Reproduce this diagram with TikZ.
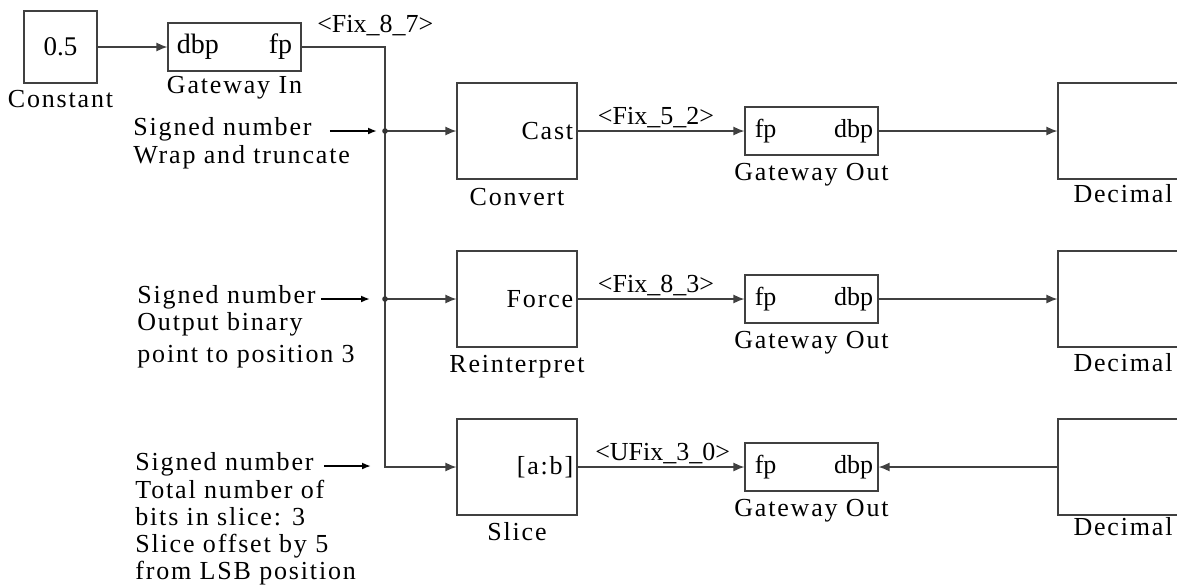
\documentclass[tikz,border=0pt]{standalone}
\usepackage{fontspec}
\setmainfont{Liberation Serif}
\newfontfamily\spacedfont[LetterSpace=7]{Liberation Serif}
\usetikzlibrary{positioning,arrows.meta}

\tikzset{
  block/.style={draw=black!75, line width=0.6pt, inner sep=0pt},
  proc/.style={block, minimum width=60pt, minimum height=48pt},
  gate/.style={block, minimum width=66.5pt, minimum height=24pt},
  disp/.style={block, minimum width=65pt, minimum height=48pt},
  under/.style={font=\spacedfont\fontsize{13}{14}\selectfont, inner sep=0pt,
    text height=0.68em, text depth=0.2em, label distance=5.5pt},
  inl/.style={font=\spacedfont\fontsize{13}{14}\selectfont, inner sep=0pt,
    anchor=east, xshift=-2pt},
  port/.style={font=\fontsize{13}{14}\selectfont, inner sep=0pt},
  pl/.style={port, anchor=west, xshift=5pt},
  pr/.style={port, anchor=east, xshift=-2.5pt},
  sig/.style={font=\fontsize{13}{14}\selectfont, inner sep=1.5pt},
  wire/.style={draw=black!75, line width=0.65pt},
  hint/.style={line width=1pt, -{Latex[length=4.5pt,width=3.5pt]}},
  hd/.style={font=\spacedfont\fontsize{13}{14}\selectfont, inner sep=0pt,
    text height=0.68em, text depth=0.2em},
  note/.style={font=\spacedfont\fontsize{13}{13.5}\selectfont, align=left, inner sep=0pt},
}

\begin{document}
\begin{tikzpicture}[x=0.5pt, y=-0.5pt, >={Latex[length=5.5pt,width=4.5pt]}]
    \useasboundingbox (0,0) rectangle (1177,585);
    \clip (0,0) rectangle (1177,585);

    % source side
    \node[block, minimum width=36.5pt, minimum height=36pt, font=\fontsize{13.5}{14}\selectfont,
      label={[under, label distance=5pt]below:Constant}] (const) at (60.5,47) {0.5};
    \node[gate, label={[pl, font=\fontsize{14}{15}\selectfont, xshift=-0.5pt]west:dbp},
      label={[pr, font=\fontsize{14}{15}\selectfont, xshift=-2pt]east:fp},
      label={[under, label distance=4pt]below:Gateway In}] (gwin) at (234.5,47) {};

    \coordinate (j1) at (385,131);
    \coordinate (j2) at (385,299);

    % row 1
    \node[proc, label={[inl]east:Cast}, label={[under, label distance=6pt]below:Convert}] (conv) at (517,131) {};
    \node[gate, label={[pl]west:fp}, label={[pr]east:dbp}, label={[under]below:Gateway Out}] (gwo1) at (811.5,131) {};
    \node[disp, label={[under, label distance=4.5pt]below:Decimal}] (dec1) at (1123,131) {};

    % row 2
    \node[proc, label={[inl]east:Force}, label={[under]below:Reinterpret}] (reint) at (517,299) {};
    \node[gate, label={[pl]west:fp}, label={[pr]east:dbp}, label={[under]below:Gateway Out}] (gwo2) at (811.5,299) {};
    \node[disp, label={[under, label distance=5pt]below:Decimal}] (dec2) at (1123,299) {};

    % row 3
    \node[proc, label={[inl]east:{[a:b]}}, label={[under]below:Slice}] (slice) at (517,467) {};
    \node[gate, label={[pl]west:fp}, label={[pr]east:dbp}, label={[under]below:Gateway Out}] (gwo3) at (811.5,467) {};
    \node[disp, label={[under, label distance=3pt]below:Decimal}] (dec3) at (1123,467) {};

    % wires
    \draw[wire,->] (const) -- (gwin);
    \draw[wire,->] (gwin.east) node[sig, anchor=south west, xshift=6pt, yshift=4pt] {<Fix\_8\_7>}
      -| (j1) |- (slice);
    \draw[wire,->] (j1) -- (conv);
    \draw[wire,->] (j2) -- (reint);
    \fill[black!80] (j1) circle[radius=1.4pt] (j2) circle[radius=1.4pt];

    \draw[wire,->] (conv) -- node[sig, above, pos=0.47] {<Fix\_5\_2>} (gwo1);
    \draw[wire,->] (reint) -- node[sig, above, pos=0.47] {<Fix\_8\_3>} (gwo2);
    \draw[wire,->] (slice) -- node[sig, above, pos=0.51] {<UFix\_3\_0>} (gwo3);
    \draw[wire,->] (gwo1) -- (dec1);
    \draw[wire,->] (gwo2) -- (dec2);
    \draw[wire,->] (dec3) -- (gwo3);

    % notes on the left
    \node[hd, anchor=west] (sn1) at (133,131) {Signed number};
    \node[note, below=2.5pt of sn1.south west, anchor=north west] (nt1) {Wrap and truncate};
    \coordinate (t1) at (377,131);
    \draw[hint, shorten <=9pt] (sn1) -- (t1);

    \node[hd, anchor=west] (sn2) at (137,299) {Signed number};
    \node[note, below=2pt of sn2.south west, anchor=north west] (nt2) {Output binary\\[2.5pt]point to position 3};
    \coordinate (t2) at (370,299);
    \draw[hint, shorten <=2.5pt] (sn2) -- (t2);

    \node[hd, anchor=west] (sn3) at (135,466) {Signed number};
    \node[note, below=2.5pt of sn3.south west, anchor=north west] (nt3)
      {Total number of\\bits in slice: 3\\Slice offset by 5\\from LSB position};
    \coordinate (t3) at (371,466);
    \draw[hint, shorten <=5pt] (sn3) -- (t3);
\end{tikzpicture}
\end{document}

__Given request__
Write out the whole listing again, exactly, with no pictures.

__Exercise solution__
Reproduce this diagram with TikZ.
\documentclass[tikz,border=0pt]{standalone}
\usepackage{fontspec}
\setmainfont{Liberation Serif}
\newfontfamily\spacedfont[LetterSpace=7]{Liberation Serif}
\usetikzlibrary{positioning,arrows.meta}

\tikzset{
  block/.style={draw=black!75, line width=0.6pt, inner sep=0pt},
  proc/.style={block, minimum width=60pt, minimum height=48pt},
  gate/.style={block, minimum width=66.5pt, minimum height=24pt},
  disp/.style={block, minimum width=65pt, minimum height=48pt},
  under/.style={font=\spacedfont\fontsize{13}{14}\selectfont, inner sep=0pt,
    text height=0.68em, text depth=0.2em, label distance=5.5pt},
  inl/.style={font=\spacedfont\fontsize{13}{14}\selectfont, inner sep=0pt,
    anchor=east, xshift=-2pt},
  port/.style={font=\fontsize{13}{14}\selectfont, inner sep=0pt},
  pl/.style={port, anchor=west, xshift=5pt},
  pr/.style={port, anchor=east, xshift=-2.5pt},
  sig/.style={font=\fontsize{13}{14}\selectfont, inner sep=1.5pt},
  wire/.style={draw=black!75, line width=0.65pt},
  hint/.style={line width=1pt, -{Latex[length=4.5pt,width=3.5pt]}},
  hd/.style={font=\spacedfont\fontsize{13}{14}\selectfont, inner sep=0pt,
    text height=0.68em, text depth=0.2em},
  note/.style={font=\spacedfont\fontsize{13}{13.5}\selectfont, align=left, inner sep=0pt},
}

\begin{document}
\begin{tikzpicture}[x=0.5pt, y=-0.5pt, >={Latex[length=5.5pt,width=4.5pt]}]
    \useasboundingbox (0,0) rectangle (1177,585);
    \clip (0,0) rectangle (1177,585);

    % source side
    \node[block, minimum width=36.5pt, minimum height=36pt, font=\fontsize{13.5}{14}\selectfont,
      label={[under, label distance=5pt]below:Constant}] (const) at (60.5,47) {0.5};
    \node[gate, label={[pl, font=\fontsize{14}{15}\selectfont, xshift=-0.5pt]west:dbp},
      label={[pr, font=\fontsize{14}{15}\selectfont, xshift=-2pt]east:fp},
      label={[under, label distance=4pt]below:Gateway In}] (gwin) at (234.5,47) {};

    \coordinate (j1) at (385,131);
    \coordinate (j2) at (385,299);

    % row 1
    \node[proc, label={[inl]east:Cast}, label={[under, label distance=6pt]below:Convert}] (conv) at (517,131) {};
    \node[gate, label={[pl]west:fp}, label={[pr]east:dbp}, label={[under]below:Gateway Out}] (gwo1) at (811.5,131) {};
    \node[disp, label={[under, label distance=4.5pt]below:Decimal}] (dec1) at (1123,131) {};

    % row 2
    \node[proc, label={[inl]east:Force}, label={[under]below:Reinterpret}] (reint) at (517,299) {};
    \node[gate, label={[pl]west:fp}, label={[pr]east:dbp}, label={[under]below:Gateway Out}] (gwo2) at (811.5,299) {};
    \node[disp, label={[under, label distance=5pt]below:Decimal}] (dec2) at (1123,299) {};

    % row 3
    \node[proc, label={[inl]east:{[a:b]}}, label={[under]below:Slice}] (slice) at (517,467) {};
    \node[gate, label={[pl]west:fp}, label={[pr]east:dbp}, label={[under]below:Gateway Out}] (gwo3) at (811.5,467) {};
    \node[disp, label={[under, label distance=3pt]below:Decimal}] (dec3) at (1123,467) {};

    % wires
    \draw[wire,->] (const) -- (gwin);
    \draw[wire,->] (gwin.east) node[sig, anchor=south west, xshift=6pt, yshift=4pt] {<Fix\_8\_7>}
      -| (j1) |- (slice);
    \draw[wire,->] (j1) -- (conv);
    \draw[wire,->] (j2) -- (reint);
    \fill[black!80] (j1) circle[radius=1.4pt] (j2) circle[radius=1.4pt];

    \draw[wire,->] (conv) -- node[sig, above, pos=0.47] {<Fix\_5\_2>} (gwo1);
    \draw[wire,->] (reint) -- node[sig, above, pos=0.47] {<Fix\_8\_3>} (gwo2);
    \draw[wire,->] (slice) -- node[sig, above, pos=0.51] {<UFix\_3\_0>} (gwo3);
    \draw[wire,->] (gwo1) -- (dec1);
    \draw[wire,->] (gwo2) -- (dec2);
    \draw[wire,->] (dec3) -- (gwo3);

    % notes on the left
    \node[hd, anchor=west] (sn1) at (133,131) {Signed number};
    \node[note, below=2.5pt of sn1.south west, anchor=north west] (nt1) {Wrap and truncate};
    \coordinate (t1) at (377,131);
    \draw[hint, shorten <=9pt] (sn1) -- (t1);

    \node[hd, anchor=west] (sn2) at (137,299) {Signed number};
    \node[note, below=2pt of sn2.south west, anchor=north west] (nt2) {Output binary\\[2.5pt]point to position 3};
    \coordinate (t2) at (370,299);
    \draw[hint, shorten <=2.5pt] (sn2) -- (t2);

    \node[hd, anchor=west] (sn3) at (135,466) {Signed number};
    \node[note, below=2.5pt of sn3.south west, anchor=north west] (nt3)
      {Total number of\\bits in slice: 3\\Slice offset by 5\\from LSB position};
    \coordinate (t3) at (371,466);
    \draw[hint, shorten <=5pt] (sn3) -- (t3);
\end{tikzpicture}
\end{document}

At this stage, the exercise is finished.